It shouldn't be the tool's job to tell the user what is and isn't a good questio...

TeMPOraL · 2025-02-18T19:27:50 1739906870

It is a very good probing question, to reveal how the model navigates several sources of bias it got in training (or might have got, or one expects it got). There's at least:

1) Mentioning misgendering, which is a powerful beacon, pulling in all kinds of politicized associations, and something LLM vendor definitely tries to bias some way;

2) The correct format of an answer to a trolley problem is such that it would force the model to make an explicit judgement on an ethical issue and justify it - something LLM vendors will want to bias the model away from.
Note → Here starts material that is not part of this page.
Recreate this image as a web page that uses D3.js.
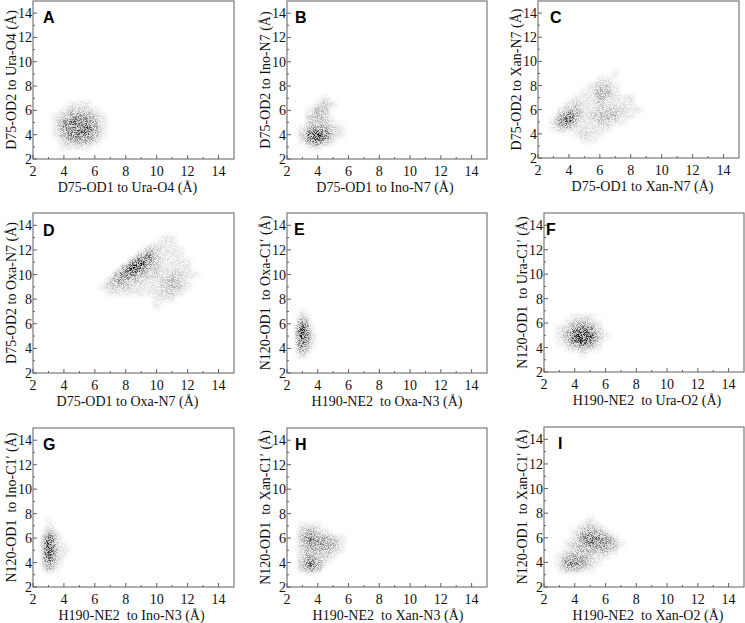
<!DOCTYPE html>
<html>
<head>
<meta charset="utf-8">
<script src="https://cdn.jsdelivr.net/npm/d3@7/dist/d3.min.js"></script>
<style>
  html, body { margin: 0; padding: 0; background: #fff; }
  svg { display: block; }
  text { white-space: pre; }
</style>
</head>
<body>
<svg id="chart" width="745" height="623"></svg>
<script>
// ---------------- DATA ----------------
const panelIds = ["A", "B", "C", "D", "E", "F", "G", "H", "I"];
const xTitles = [
  "D75-OD1 to Ura-O4 (Å)", "D75-OD1 to Ino-N7 (Å)", "D75-OD1 to Xan-N7 (Å)",
  "D75-OD1 to Oxa-N7 (Å)", "H190-NE2  to Oxa-N3 (Å)", "H190-NE2  to Ura-O2 (Å)",
  "H190-NE2  to Ino-N3 (Å)", "H190-NE2  to Xan-N3 (Å)", "H190-NE2  to Xan-O2 (Å)"
];
const yTitles = [
  "D75-OD2 to Ura-O4 (Å)", "D75-OD2 to Ino-N7 (Å)", "D75-OD2 to Xan-N7 (Å)",
  "D75-OD2 to Oxa-N7 (Å)", "N120-OD1  to Oxa-C1′ (Å)", "N120-OD1  to Ura-C1′ (Å)",
  "N120-OD1  to Ino-C1′ (Å)", "N120-OD1  to Xan-C1′ (Å)", "N120-OD1  to Xan-C1′ (Å)"
];
const axisDomain = [2, 15];
const majorTicks = [2, 4, 6, 8, 10, 12, 14];
const minorTicks = [3, 5, 7, 9, 11, 13];

// Point-density (0 = empty, 9 = darkest).
// Each panel: cell-centre x values, cell-centre y values (top row first), density rows.
const densA_x = [3.0, 3.5, 4.0, 4.5, 5.0, 5.5, 6.0, 6.5, 7.0];
const densA_y = [6.5, 6.0, 5.5, 5.0, 4.5, 4.0, 3.5, 3.0];
const densA = [
  [0, 0, 0, 1, 1, 1, 0, 0, 0],
  [0, 0, 1, 2, 2, 2, 1, 0, 0],
  [0, 1, 2, 4, 4, 4, 2, 1, 0],
  [0, 1, 4, 6, 5, 5, 3, 1, 0],
  [0, 1, 4, 6, 6, 7, 4, 1, 0],
  [0, 1, 3, 5, 6, 6, 3, 1, 0],
  [0, 0, 2, 3, 4, 3, 2, 0, 0],
  [0, 0, 1, 1, 1, 1, 0, 0, 0]
];
const densB_x = [3.0, 3.5, 4.0, 4.5, 5.0, 5.5];
const densB_y = [7.0, 6.5, 6.0, 5.5, 5.0, 4.5, 4.0, 3.5, 3.0];
const densB = [
  [0, 0, 0, 1, 0, 0],
  [0, 0, 1, 3, 1, 0],
  [0, 1, 3, 2, 0, 0],
  [0, 2, 3, 2, 0, 0],
  [0, 2, 2, 2, 1, 0],
  [1, 3, 4, 4, 2, 1],
  [2, 7, 8, 6, 2, 1],
  [1, 5, 7, 4, 1, 0],
  [0, 1, 1, 0, 0, 0]
];
const densC_x = [3.0, 3.5, 4.0, 4.5, 5.0, 5.5, 6.0, 6.5, 7.0, 7.5, 8.0, 8.5];
const densC_y = [9.0, 8.5, 8.0, 7.5, 7.0, 6.5, 6.0, 5.5, 5.0, 4.5, 4.0, 3.5];
const densC = [
  [0, 0, 0, 0, 0, 0, 0, 0, 1, 0, 0, 0],
  [0, 0, 0, 0, 0, 0, 1, 1, 0, 0, 0, 0],
  [0, 0, 0, 0, 0, 1, 2, 2, 1, 0, 0, 0],
  [0, 0, 0, 0, 1, 1, 3, 3, 1, 0, 0, 0],
  [0, 0, 0, 1, 1, 1, 3, 2, 1, 1, 1, 0],
  [0, 0, 1, 2, 1, 1, 2, 1, 1, 1, 1, 0],
  [0, 1, 3, 3, 1, 1, 2, 2, 2, 2, 1, 1],
  [0, 3, 6, 3, 1, 2, 3, 3, 3, 1, 1, 0],
  [1, 5, 7, 2, 1, 1, 2, 2, 1, 1, 0, 0],
  [1, 3, 2, 1, 1, 1, 1, 1, 0, 0, 0, 0],
  [0, 0, 0, 1, 2, 1, 1, 0, 0, 0, 0, 0],
  [0, 0, 0, 0, 1, 1, 0, 0, 0, 0, 0, 0]
];
const densD_x = [6.5, 7.0, 7.5, 8.0, 8.5, 9.0, 9.5, 10.0, 10.5, 11.0, 11.5, 12.0, 12.5];
const densD_y = [13.0, 12.5, 12.0, 11.5, 11.0, 10.5, 10.0, 9.5, 9.0, 8.5, 8.0, 7.5];
const densD = [
  [0, 0, 0, 0, 0, 0, 0, 0, 1, 1, 0, 0, 0],
  [0, 0, 0, 0, 0, 0, 0, 1, 1, 1, 0, 0, 0],
  [0, 0, 0, 0, 0, 0, 3, 2, 1, 1, 1, 0, 0],
  [0, 0, 0, 0, 0, 4, 5, 2, 1, 1, 1, 0, 0],
  [0, 0, 0, 0, 5, 8, 4, 2, 1, 1, 1, 1, 0],
  [0, 0, 0, 5, 9, 6, 3, 2, 1, 1, 1, 1, 0],
  [0, 0, 4, 6, 5, 3, 2, 2, 1, 2, 2, 1, 1],
  [0, 2, 4, 3, 2, 2, 1, 1, 2, 3, 2, 1, 0],
  [1, 2, 2, 2, 1, 1, 1, 1, 2, 3, 2, 1, 0],
  [0, 1, 1, 1, 1, 1, 1, 1, 2, 2, 1, 0, 0],
  [0, 0, 0, 0, 0, 0, 0, 1, 1, 1, 0, 0, 0],
  [0, 0, 0, 0, 0, 0, 0, 1, 0, 0, 0, 0, 0]
];
const densE_x = [2.75, 3.0, 3.25, 3.5, 3.75, 4.0];
const densE_y = [7.0, 6.5, 6.0, 5.5, 5.0, 4.5, 4.0, 3.5];
const densE = [
  [0, 1, 0, 0, 0, 0],
  [1, 3, 2, 0, 0, 0],
  [3, 6, 4, 1, 0, 0],
  [5, 9, 6, 2, 0, 0],
  [5, 9, 6, 2, 1, 0],
  [4, 8, 5, 2, 1, 0],
  [3, 5, 3, 1, 0, 0],
  [1, 2, 1, 0, 0, 0]
];
const densF_x = [3.0, 3.5, 4.0, 4.5, 5.0, 5.5, 6.0];
const densF_y = [6.5, 6.0, 5.5, 5.0, 4.5, 4.0, 3.5];
const densF = [
  [0, 0, 1, 1, 1, 0, 0],
  [0, 1, 2, 3, 2, 1, 0],
  [1, 2, 5, 6, 5, 2, 0],
  [1, 3, 7, 8, 7, 3, 1],
  [1, 2, 6, 8, 6, 2, 0],
  [0, 1, 2, 3, 2, 1, 0],
  [0, 0, 0, 1, 0, 0, 0]
];
const densG_x = [2.75, 3.0, 3.25, 3.5, 3.75, 4.0, 4.25];
const densG_y = [7.5, 7.0, 6.5, 6.0, 5.5, 5.0, 4.5, 4.0, 3.5];
const densG = [
  [0, 1, 0, 0, 0, 0, 0],
  [0, 1, 1, 0, 0, 0, 0],
  [1, 3, 2, 1, 0, 0, 0],
  [3, 7, 5, 2, 1, 0, 0],
  [4, 9, 6, 2, 1, 1, 0],
  [4, 9, 6, 3, 1, 1, 1],
  [4, 8, 5, 2, 1, 1, 0],
  [3, 6, 4, 2, 1, 0, 0],
  [1, 3, 2, 1, 0, 0, 0]
];
const densH_x = [3.0, 3.5, 4.0, 4.5, 5.0, 5.5];
const densH_y = [7.5, 7.0, 6.5, 6.0, 5.5, 5.0, 4.5, 4.0, 3.5];
const densH = [
  [0, 0, 0, 0, 0, 0],
  [1, 1, 1, 0, 0, 0],
  [2, 4, 2, 1, 0, 0],
  [3, 6, 4, 3, 2, 1],
  [2, 4, 4, 4, 3, 1],
  [2, 3, 3, 3, 2, 1],
  [2, 3, 2, 2, 1, 0],
  [3, 6, 4, 1, 0, 0],
  [2, 5, 3, 0, 0, 0]
];
const densI_x = [3.0, 3.5, 4.0, 4.5, 5.0, 5.5, 6.0, 6.5, 7.0];
const densI_y = [7.5, 7.0, 6.5, 6.0, 5.5, 5.0, 4.5, 4.0, 3.5];
const densI = [
  [0, 0, 0, 0, 1, 0, 0, 0, 0],
  [0, 0, 0, 1, 2, 1, 0, 0, 0],
  [0, 0, 1, 3, 4, 3, 1, 0, 0],
  [0, 0, 1, 4, 6, 5, 4, 2, 0],
  [0, 1, 2, 3, 5, 5, 5, 3, 1],
  [0, 1, 2, 3, 3, 3, 3, 2, 0],
  [1, 2, 3, 3, 2, 1, 1, 0, 0],
  [1, 5, 6, 4, 2, 1, 0, 0, 0],
  [1, 3, 3, 2, 1, 0, 0, 0, 0]
];
const densX = [densA_x, densB_x, densC_x, densD_x, densE_x, densF_x, densG_x, densH_x, densI_x];
const densY = [densA_y, densB_y, densC_y, densD_y, densE_y, densF_y, densG_y, densH_y, densI_y];
const densV = [densA, densB, densC, densD, densE, densF, densG, densH, densI];

// ---------------- LAYOUT ----------------
const frames = [
  {l: 33, r: 234, t: 1, b: 159, lx: 10, ly: 22, tx: -6},
  {l: 287, r: 487, t: 1, b: 159, lx: 8, ly: 22, tx: -2},
  {l: 538, r: 739, t: 1, b: 158, lx: 12, ly: 22, tx: 4},
  {l: 33, r: 234, t: 213, b: 373, lx: 10, ly: 23, tx: -6},
  {l: 287, r: 487, t: 213, b: 373, lx: 7, ly: 22, tx: 0},
  {l: 544, r: 744, t: 213, b: 372, lx: 2, ly: 22, tx: 3},
  {l: 33, r: 234, t: 428, b: 587, lx: 10, ly: 22, tx: -2},
  {l: 287, r: 487, t: 428, b: 587, lx: 8, ly: 22, tx: 1},
  {l: 544, r: 744, t: 427, b: 587, lx: 14, ly: 22, tx: 4}
];

const svg = d3.select("#chart");
const defs = svg.append("defs");

const filt = defs.append("filter").attr("id", "cloud")
  .attr("filterUnits", "userSpaceOnUse")
  .attr("x", 0).attr("y", 0).attr("width", 745).attr("height", 623);
filt.append("feGaussianBlur").attr("in", "SourceGraphic").attr("stdDeviation", 2.3).attr("result", "b");
filt.append("feTurbulence").attr("type", "fractalNoise").attr("baseFrequency", 1.6)
  .attr("numOctaves", 1).attr("seed", 5).attr("result", "n");
const ct = filt.append("feComponentTransfer").attr("in", "n").attr("result", "m");
ct.append("feFuncR").attr("type", "linear").attr("slope", 0).attr("intercept", 0);
ct.append("feFuncG").attr("type", "linear").attr("slope", 0).attr("intercept", 0);
ct.append("feFuncB").attr("type", "linear").attr("slope", 0).attr("intercept", 0);
ct.append("feFuncA").attr("type", "linear").attr("slope", 5).attr("intercept", -2.1);
filt.append("feComposite").attr("in", "b").attr("in2", "m").attr("operator", "arithmetic")
  .attr("k1", 1.1).attr("k2", 0.3).attr("k3", 0).attr("k4", 0);

const serif = "'Liberation Serif', 'Times New Roman', serif";

panelIds.forEach((id, i) => {
  const f = frames[i];
  const x = d3.scaleLinear().domain(axisDomain).range([f.l, f.r]);
  const y = d3.scaleLinear().domain(axisDomain).range([f.b, f.t]);
  const g = svg.append("g");

  defs.append("clipPath").attr("id", "clip" + id)
    .append("rect").attr("x", f.l).attr("y", f.t).attr("width", f.r - f.l).attr("height", f.b - f.t);

  // density cloud
  const cells = [];
  const xs = densX[i], ys = densY[i], vals = densV[i];
  const dx = xs[1] - xs[0], dy = ys[0] - ys[1];
  vals.forEach((row, ri) => row.forEach((v, ci) => {
    if (v > 0) cells.push({cx: xs[ci], cy: ys[ri], v});
  }));
  const cloud = g.append("g").attr("clip-path", `url(#clip${id})`)
    .append("g").attr("filter", "url(#cloud)");
  cloud.selectAll("rect").data(cells).join("rect")
    .attr("x", d => x(d.cx - dx / 2))
    .attr("y", d => y(d.cy + dy / 2))
    .attr("width", d => x(d.cx + dx / 2) - x(d.cx - dx / 2))
    .attr("height", d => y(d.cy - dy / 2) - y(d.cy + dy / 2))
    .attr("fill", "#000")
    .attr("fill-opacity", d => Math.min(1, d.v / 9 * 0.85));

  // frame
  g.append("rect").attr("x", f.l).attr("y", f.t).attr("width", f.r - f.l).attr("height", f.b - f.t)
    .attr("fill", "none").attr("stroke", "#7a7a7a").attr("stroke-width", 1.2);

  // ticks (inward)
  const tk = g.append("g").attr("stroke", "#606060").attr("stroke-width", 1);
  majorTicks.forEach(t => {
    tk.append("line").attr("x1", x(t)).attr("x2", x(t)).attr("y1", f.b).attr("y2", f.b - 4);
    tk.append("line").attr("x1", f.l).attr("x2", f.l + 4).attr("y1", y(t)).attr("y2", y(t));
  });
  minorTicks.forEach(t => {
    tk.append("line").attr("x1", x(t)).attr("x2", x(t)).attr("y1", f.b).attr("y2", f.b - 2);
    tk.append("line").attr("x1", f.l).attr("x2", f.l + 2).attr("y1", y(t)).attr("y2", y(t));
  });

  // tick labels
  g.selectAll(".xl").data(majorTicks).join("text")
    .attr("x", d => x(d)).attr("y", f.b + 17)
    .attr("text-anchor", "middle")
    .attr("font-family", serif).attr("font-size", 14).attr("fill", "#111")
    .text(d => d);
  g.selectAll(".yl").data(majorTicks).join("text")
    .attr("x", f.l - 1).attr("y", d => y(d) + 5)
    .attr("text-anchor", "end")
    .attr("font-family", serif).attr("font-size", 14).attr("fill", "#111")
    .text(d => d);

  // axis titles
  g.append("text")
    .attr("x", (f.l + f.r) / 2 + f.tx).attr("y", f.b + 33)
    .attr("text-anchor", "middle")
    .attr("font-family", serif).attr("font-size", 14).attr("fill", "#111")
    .text(xTitles[i]);
  g.append("text")
    .attr("transform", `translate(${f.l - 17},${(f.t + f.b) / 2}) rotate(-90)`)
    .attr("text-anchor", "middle")
    .attr("font-family", serif).attr("font-size", 14).attr("fill", "#111")
    .text(yTitles[i]);

  // panel letter
  g.append("text")
    .attr("x", f.l + f.lx).attr("y", f.t + f.ly)
    .attr("font-family", "'Liberation Sans', Arial, sans-serif")
    .attr("font-weight", "bold").attr("font-size", 16).attr("fill", "#000")
    .text(id);
});
</script>
</body>
</html>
3) The problem should otherwise be trivial for the model to solve, so it's a good test of how pressure to be helpful and solve problems interacts with Internet opinions on 1) and "refusals" training for 1) and 2).

almostdeadguy · 2025-02-18T20:15:53 1739909753

> That would be like compilers saying no if they think your app idea is dumb, or screwdrivers refusing to be turned if they think you don't really need the thing you're trying to screw.

What is the utility offered by a chat assistant?

> The question is useful as a test of the AI's reasoning ability. If it gets the answer wrong, we can infer a general deficiency that helps inform our understanding of its capabilities. If it gets the answer right (without having been coached on that particular question or having a "hardcoded" answer), that may be a positive signal.

What is "wrong" about refusing to answer a stupid question where effectively any answer has no practical utility except to troll or provide ammunition to a bad faith argument. Is an AI assistant's job here to pretend like there's an actual answer to this incredibly stupid hypothetical? These """AI safety""" people seem utterly obsessed with the trolley problem instead of creating an AI assistant that is anything more than an automaton, entertaining every bad faith question like a social moron.